I am a postdoctoral researcher focusing on how knowledge takes shape through aesthetic and technological practices in the history and philosophy of science. I am currently based in the Philosophy Department at the University of Fribourg, where I contribute to the Swiss National Science Foundation projects Aerial Spatial Revolution and Seeing like a Satellite. Within the department, I am also a member of the research group Aesthetics & Critique. My current work traces the longue durée of vertical knowledge in philosophies of nature, while also engaging with contemporary philosophical debates on remote sensing technologies.
I received my PhD from the University of Cambridge in 2023, with a dissertation on the concepts of “limits,” “boundaries,” and “frontiers” as interdisciplinary formations in the work of the French philosopher of science Michel Serres. Before that, I studied Philosophy (BA, MA) at the University of Vienna and Fine Arts at the Academy of Fine Arts Vienna. Between 2021 and 2024, I was an associated researcher at the Centre Marc Bloch in Berlin, working with the “Energy and Climate” and “Critical Thinking in the Plural” groups, and from 2023 to 2024 at the University of Groningen. While in Cambridge, I co-organized the CRASSH Research Network Remote Sensing.
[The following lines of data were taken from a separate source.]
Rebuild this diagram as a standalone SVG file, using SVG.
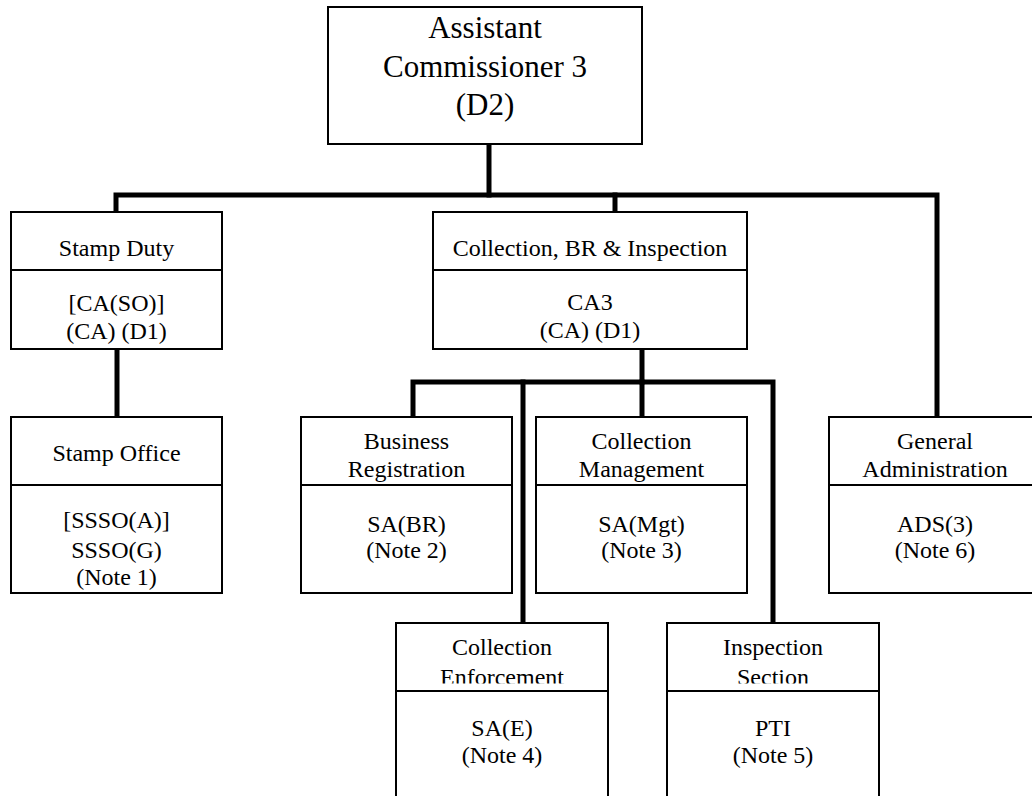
<svg xmlns="http://www.w3.org/2000/svg" width="1032" height="796" viewBox="0 0 1032 796">
<style>
.box{fill:#fff;stroke:#000;stroke-width:2}
.div{stroke:#000;stroke-width:2}
.con{fill:none;stroke:#000;stroke-width:5;stroke-linejoin:miter;stroke-linecap:square}
text{font-family:"Liberation Serif","Times New Roman",serif;font-size:24px;fill:#000;text-anchor:middle}
.big{font-size:31px}
</style>
<defs>
<clipPath id="clipCE"><rect x="396" y="623" width="212" height="60.5"/></clipPath>
<clipPath id="clipIS"><rect x="667" y="623" width="212" height="60.5"/></clipPath>
</defs>
<rect width="1032" height="796" fill="#fff"/>
<g id="connectors">
<path class="con" d="M489,144 V195"/>
<path class="con" d="M116,212 V195 H937 V417"/>
<path class="con" d="M615,195 V212"/>
<path class="con" d="M117,349 V417"/>
<path class="con" d="M642,349 V382"/>
<path class="con" d="M413,417 V382 H773 V623"/>
<path class="con" d="M642,382 V417"/>
<path class="con" d="M523,382 V623"/>
</g>
<g id="ac3">
<rect class="box" x="328" y="7" width="314" height="137"/>
<text class="big" x="485" y="38">Assistant</text>
<text class="big" x="485" y="77">Commissioner 3</text>
<text class="big" x="485" y="115">(D2)</text>
</g>
<g id="stamp-duty">
<rect class="box" x="11" y="212" width="211" height="137"/>
<line class="div" x1="11" y1="270" x2="222" y2="270"/>
<text x="116.5" y="256">Stamp Duty</text>
<text x="116.5" y="311">[CA(SO)]</text>
<text x="116.5" y="339">(CA) (D1)</text>
</g>
<g id="cbri">
<rect class="box" x="433" y="212" width="314" height="137"/>
<line class="div" x1="433" y1="270" x2="747" y2="270"/>
<text x="590" y="256">Collection, BR &amp; Inspection</text>
<text x="590" y="310">CA3</text>
<text x="590" y="338">(CA) (D1)</text>
</g>
<g id="stamp-office">
<rect class="box" x="11" y="417" width="211" height="176"/>
<line class="div" x1="11" y1="485" x2="222" y2="485"/>
<text x="116.5" y="461">Stamp Office</text>
<text x="116.5" y="528">[SSSO(A)]</text>
<text x="116.5" y="558">SSSO(G)</text>
<text x="116.5" y="585">(Note 1)</text>
</g>
<g id="business-registration">
<rect class="box" x="301" y="417" width="211" height="176"/>
<line class="div" x1="301" y1="485" x2="512" y2="485"/>
<text x="406.5" y="449">Business</text>
<text x="406.5" y="477">Registration</text>
<text x="406.5" y="532">SA(BR)</text>
<text x="406.5" y="558">(Note 2)</text>
</g>
<g id="collection-management">
<rect class="box" x="536" y="417" width="211" height="176"/>
<line class="div" x1="536" y1="485" x2="747" y2="485"/>
<text x="641.5" y="449">Collection</text>
<text x="641.5" y="477">Management</text>
<text x="641.5" y="532">SA(Mgt)</text>
<text x="641.5" y="558">(Note 3)</text>
</g>
<g id="general-administration">
<rect class="box" x="829" y="417" width="212" height="176"/>
<line class="div" x1="829" y1="485" x2="1041" y2="485"/>
<text x="935" y="449">General</text>
<text x="935" y="477">Administration</text>
<text x="935" y="532">ADS(3)</text>
<text x="935" y="558">(Note 6)</text>
</g>
<g id="collection-enforcement">
<rect class="box" x="396" y="623" width="212" height="190"/>
<line class="div" x1="396" y1="691" x2="608" y2="691"/>
<text x="502" y="655">Collection</text>
<text x="502" y="685" clip-path="url(#clipCE)">Enforcement</text>
<text x="502" y="736">SA(E)</text>
<text x="502" y="763">(Note 4)</text>
</g>
<g id="inspection-section">
<rect class="box" x="667" y="623" width="212" height="190"/>
<line class="div" x1="667" y1="691" x2="879" y2="691"/>
<text x="773" y="655">Inspection</text>
<text x="773" y="685" clip-path="url(#clipIS)">Section</text>
<text x="773" y="736">PTI</text>
<text x="773" y="763">(Note 5)</text>
</g>
</svg>
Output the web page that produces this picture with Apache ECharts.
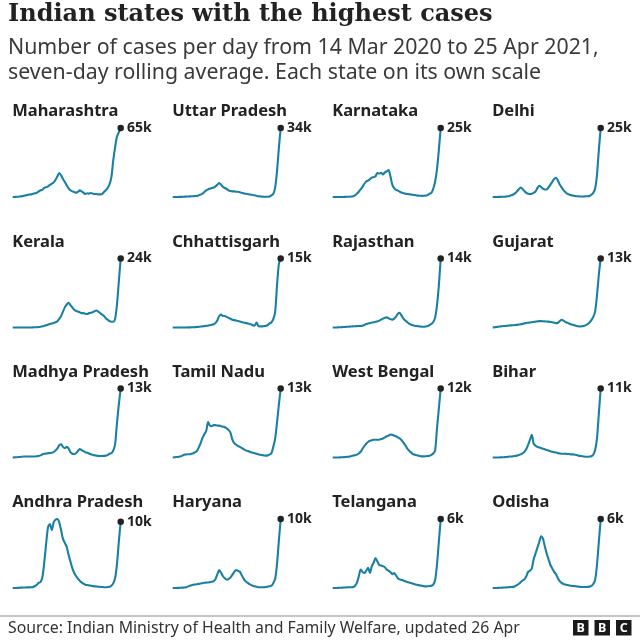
<!DOCTYPE html>
<html>
<head>
<meta charset="utf-8">
<script src="https://cdn.jsdelivr.net/npm/echarts@6/dist/echarts.min.js"></script>
<style>
html,body{margin:0;padding:0;background:#fff;}
#chart{width:640px;height:640px;}
</style>
</head>
<body>
<div id="chart"></div>
<script>
// ---- DATA (weekly points, 14 Mar 2020 .. 25 Apr 2021, 7-day average cases per day) ----
const stateNames = ["Maharashtra","Uttar Pradesh","Karnataka","Delhi",
  "Kerala","Chhattisgarh","Rajasthan","Gujarat",
  "Madhya Pradesh","Tamil Nadu","West Bengal","Bihar",
  "Andhra Pradesh","Haryana","Telangana","Odisha"];

const maharashtra = [0,50,200,300,500,800,1200,1500,2000,2400,
  2500,3000,3500,4000,5300,6300,7000,8500,9300,10000,
  11500,12500,13800,16300,19500,22600,20400,17000,14100,11000,
  8200,6300,5300,4700,4100,4700,6300,5300,4100,2800,
  3500,3200,3800,3200,2800,2800,2500,2500,2800,4700,
  6300,8500,12000,18800,34400,47000,57000,61000,65000];
const uttarPradesh = [0,0,10,30,50,80,150,200,250,300,
  350,400,500,550,820,1150,1640,2460,3280,3770,
  4100,4430,4600,5250,6070,6900,6070,4920,4430,3940,
  3280,2950,2790,2790,2620,2620,2300,2130,1800,1640,
  1480,1310,1150,980,820,660,400,300,200,150,
  120,150,300,800,1500,4500,12500,24000,34000];
const karnataka = [0,0,5,10,15,20,30,50,80,100,
  150,300,600,1200,1900,2800,3700,4800,5600,5900,
  6500,7000,7200,7500,8700,8500,8800,8200,8900,9300,
  9800,7500,4500,3200,2600,2300,1900,1600,1400,1200,
  1100,1000,900,800,700,600,500,450,400,450,
  500,700,1200,1500,3000,5500,10000,17000,25000];
const delhi = [0,10,20,30,50,80,100,150,250,400,
  600,900,1300,2000,2800,3400,2900,2200,1500,1200,
  1100,1200,1500,2000,3200,4100,3600,3000,2700,2700,
  3500,4500,5500,6500,7000,6000,4500,3500,2500,1800,
  1200,900,700,500,400,300,250,200,180,200,
  250,300,400,800,1500,3000,8000,17000,25000];
const kerala = [0,0,0,0,0,0,5,10,20,20,
  20,50,80,100,150,250,400,600,800,1000,
  1200,1400,1600,1800,2200,3000,4000,5500,7000,8000,
  8600,7800,7000,6200,5800,5600,5300,5000,5000,4800,
  4700,5000,5100,5300,5700,5900,5500,5000,4500,4000,
  3200,2700,2200,2000,2000,3000,8000,16000,24000];
const chhattisgarh = [0,0,0,0,0,0,5,10,20,30,
  40,50,80,100,150,200,250,300,350,400,
  500,600,700,1000,1600,2500,2800,2500,2500,2300,
  2100,1900,1700,1600,1500,1400,1300,1200,1100,1000,
  900,800,700,500,400,1100,300,250,250,300,
  350,500,900,1100,1800,3300,9000,13800,15000];
const rajasthan = [0,5,10,30,50,80,100,120,150,180,
  200,230,260,280,300,320,350,500,700,800,
  900,1000,1050,1150,1250,1400,1600,1800,2000,2050,
  1900,1700,1600,1800,2200,2800,3000,2400,1800,1400,
  1100,800,600,450,350,300,250,200,150,150,
  200,300,500,700,1100,2000,4500,8500,14000];
const gujarat = [0,50,100,150,200,250,280,300,330,370,
  400,430,460,500,550,600,680,780,850,900,
  950,1000,1050,1100,1150,1200,1200,1180,1150,1120,
  1100,1050,1000,900,820,900,1200,1450,1300,1050,
  900,750,600,500,400,300,220,190,250,300,
  450,650,950,1400,2000,3000,6000,10000,13000];
const madhyaPradesh = [0,20,50,80,100,150,180,200,200,200,
  180,180,200,250,300,400,600,700,750,800,
  850,900,1000,1300,1700,2300,2500,2000,1750,2000,
  1700,1000,700,650,800,1200,1600,1400,1200,1000,
  900,750,600,500,400,350,300,280,280,300,
  350,450,700,800,1300,2500,6500,10000,13000];
const tamilNadu = [0,50,80,100,200,300,500,550,600,600,
  700,800,1000,1200,1900,2700,3700,4400,5000,6700,
  6000,5900,6100,6100,6000,6000,5900,5800,5700,5500,
  5200,4700,3400,2700,2400,2200,2000,1800,1600,1400,
  1250,1150,1000,900,800,700,600,500,450,400,
  350,400,550,800,2000,3500,6500,9900,13000];
const westBengal = [0,0,5,10,20,40,60,80,120,150,
  250,350,400,500,700,1000,1500,2000,2400,2700,
  2900,3000,3100,3100,3100,3100,3200,3300,3500,3700,
  3800,4000,3950,3800,3700,3500,3300,3000,2600,2100,
  1600,1200,900,600,500,400,300,250,200,200,
  220,250,300,450,700,1200,5000,8500,12000];
const bihar = [0,0,5,10,15,30,50,80,100,150,
  150,200,250,300,400,500,650,900,1300,2000,
  2800,3600,2200,1900,1700,1600,1500,1400,1300,1200,
  1100,1000,900,850,800,700,650,600,600,600,
  550,550,500,500,450,400,300,250,200,150,
  120,120,150,200,450,1200,3000,7000,11000];
const andhraPradesh = [0,0,10,20,50,60,70,80,100,100,
  120,150,300,500,800,900,1700,4000,6800,9200,
  9650,8700,9900,10300,10400,9900,8700,7400,6800,6200,
  5000,4000,3000,2300,1800,1400,1100,850,650,500,
  450,400,350,300,250,220,200,180,150,120,
  120,150,200,350,700,1500,3600,7000,10000];
const haryana = [0,5,10,20,30,50,60,80,200,300,
  400,480,500,550,600,650,700,750,780,800,
  850,900,1000,1300,2000,2600,2200,1700,1400,1200,
  1300,1500,1900,2300,2600,2500,2400,1900,1400,1000,
  800,600,450,330,250,180,120,100,100,110,
  150,200,250,330,700,1300,3400,6800,10000];
const telangana = [0,0,5,10,20,30,40,50,60,60,
  60,80,200,450,1000,1600,1400,1300,1500,1750,
  1300,1900,2200,2600,2300,2000,1950,1900,1800,1600,
  1500,1400,1200,1300,1100,850,750,700,650,580,
  530,480,430,380,330,290,250,220,190,160,
  145,150,170,200,290,700,2000,4000,6000];
const odisha = [0,0,5,10,20,30,40,50,60,80,
  90,100,150,250,350,500,650,750,1000,1400,
  1500,1700,2500,3000,3500,4000,4500,4300,3600,3000,
  2500,2000,1700,1400,1200,850,600,450,350,300,
  260,230,200,180,160,140,120,100,90,90,
  90,100,120,180,350,700,2000,4000,6000];

const stateValues = [maharashtra, uttarPradesh, karnataka, delhi,
  kerala, chhattisgarh, rajasthan, gujarat,
  madhyaPradesh, tamilNadu, westBengal, bihar,
  andhraPradesh, haryana, telangana, odisha];

// weekly category labels
const weeks = [];
(function(){
  const start = new Date(Date.UTC(2020, 2, 14));
  for (let i = 0; i < maharashtra.length; i++) {
    const d = new Date(start.getTime() + i * 7 * 86400000);
    weeks.push(d.toISOString().slice(0, 10));
  }
  weeks[weeks.length - 1] = '2021-04-25';
})();

const titleText = 'Indian states with the highest cases';
const subtitleLines = ['Number of cases per day from 14 Mar 2020 to 25 Apr 2021,',
  'seven-day rolling average. Each state on its own scale'];
const sourceText = 'Source: Indian Ministry of Health and Family Welfare, updated 26 Apr';

// ---- LAYOUT ----
const colLeft = [12.7, 172.7, 332.7, 492.7];
const rowTop = [128, 258.5, 388.5, 519];
const plotW = 108, plotH = 69;
const LINE = '#1a80a3', INK = '#222222';
const SANS = '"Noto Sans", "Open Sans", sans-serif';

const grids = [], xAxes = [], yAxes = [], series = [];
const graphics = [];

graphics.push({type:'text', x:8, y:15, style:{text:titleText, font:'bold 24px "DejaVu Serif", serif', fill:INK, textVerticalAlign:'middle', verticalAlign:'middle'}});
subtitleLines.forEach((t, i) => {
  graphics.push({type:'text', x:8, y:48 + i*25, style:{text:t, font:'21.3px ' + SANS, fill:'#3a3a3a', textVerticalAlign:'middle', verticalAlign:'middle'}});
});

stateNames.forEach((name, k) => {
  const r = Math.floor(k / 4), c = k % 4;
  const vals = stateValues[k];
  grids.push({left: colLeft[c], top: rowTop[r], width: plotW, height: plotH, containLabel:false});
  xAxes.push({type:'category', gridIndex:k, data:weeks, boundaryGap:false, show:false});
  yAxes.push({type:'value', gridIndex:k, min:0, max:'dataMax', show:false, splitLine:{show:false}});
  const last = vals.length - 1;
  const data = vals.map((v, i) => i === last ? {
    value: v, symbol:'circle', symbolSize:6.5, itemStyle:{color:INK},
    label:{show:true, position:'right', distance:3, formatter: Math.round(v/1000) + 'k',
      color:INK, fontWeight:'bold', fontSize:14, fontFamily:SANS}
  } : v);
  series.push({
    type:'line', xAxisIndex:k, yAxisIndex:k, data:data,
    symbol:'none', showSymbol:true, showAllSymbol:true, clip:false,
    smooth:0.25, lineStyle:{color:LINE, width:2.1}, itemStyle:{color:LINE},
    silent:true, animation:false, z:2
  });
  graphics.push({type:'text', x: colLeft[c] - 0.5, y: rowTop[r] - 16.5,
    style:{text:name, font:'bold 16.5px ' + SANS, fill:INK, textVerticalAlign:'middle', verticalAlign:'middle'}});
});

// footer
graphics.push({type:'line', shape:{x1:0, y1:616, x2:640, y2:616}, style:{stroke:'#8c8c8c', lineWidth:1.2}});
graphics.push({type:'text', x:8, y:628, style:{text:sourceText, font:'15.8px ' + SANS, fill:'#333333', textVerticalAlign:'middle', verticalAlign:'middle'}});
['B','B','C'].forEach((ch, i) => {
  const bx = 573 + i * 21.5;
  graphics.push({type:'rect', shape:{x:bx, y:620, width:15.5, height:15.5}, style:{fill:'#1a1a1a'}});
  graphics.push({type:'text', x:bx + 7.75, y:628, style:{text:ch, font:'bold 12.5px ' + SANS, fill:'#ffffff', textAlign:'center', align:'center', textVerticalAlign:'middle', verticalAlign:'middle'}});
});

const chart = echarts.init(document.getElementById('chart'), null, {renderer:'canvas'});
chart.setOption({
  animation:false,
  backgroundColor:'#ffffff',
  grid: grids, xAxis: xAxes, yAxis: yAxes, series: series,
  graphic: graphics
});
</script>
</body>
</html>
Ice, Instruments, Imagination (with Amelia Urry), curating events and conversations around remote sensing in the polar regions.
Across these engagements, I am interested in how the natural world is understood through both scientific instruments and aesthetic practices. I am particularly drawn to questions about how concepts travel, shaping methods, aesthetics, and intersecting ways of knowing. In the context of aesthetic practices, I focus on the role of drawing as a way of thinking—whether in conceptual sketches within philosophical texts, in scientific visualizations, or as an artistic medium in its own right—approaching it as an epistemic device that both reflects and generates knowledge.